Pós-Doutora em Comunicação pela Maison des Sciences de l’Homme – Paris Nord (França) e mestre em Educação pela Universidade Federal do Paraná, a professora Rosa Maria Dalla Costa relembra a importância das rádios públicas na democratização da informação. Segundo Rosa, com uma visão mais otimista, as rádios, mesmo as comerciais, já cumprem importante papel na prestação de serviços públicos.
“Acredito que os meios contribuem para a democracia e para um maior acesso às informações. Claro que esses meios têm problemas, interesses, não falam sobre tudo... mas garantem maior acesso à informação ainda assim. Por isso, penso que se temos problemas, eles não estão apenas nos meios, estão também em outras instituições, como na escola e no poder público.”

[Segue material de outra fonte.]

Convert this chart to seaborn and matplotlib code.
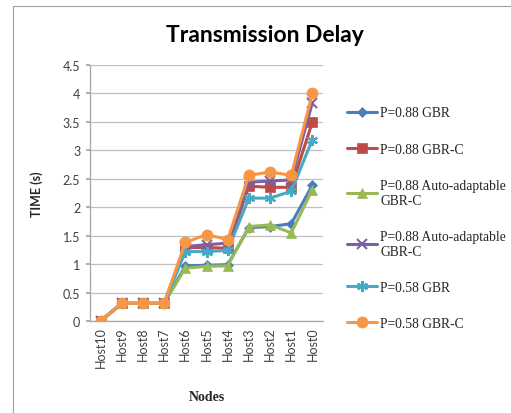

O ponto de convergência das opiniões dos entrevistados se dá quando surgem as possíveis soluções para que a rádio pública exerça seu papel integralmente. Seria necessária a criação de conselhos gestores, de uma equipe de curadores [como o conselho da TV Cultura, de São Paulo] e até a inserção de um ombudsman – o que já existe em rádios (e tevês) públicas dos Estados Unidos, por exemplo.
“Estamos em um país em que leis não funcionam. Elas modificam um papel e não modificam a cultura do povo nem sua forma de pensar. Por isso é preciso que a população se apropie das rádios. Que diga e pense: essa rádio é minha e eu tenho que fazer cobranças e exigências”, diz Orlando Guilhon.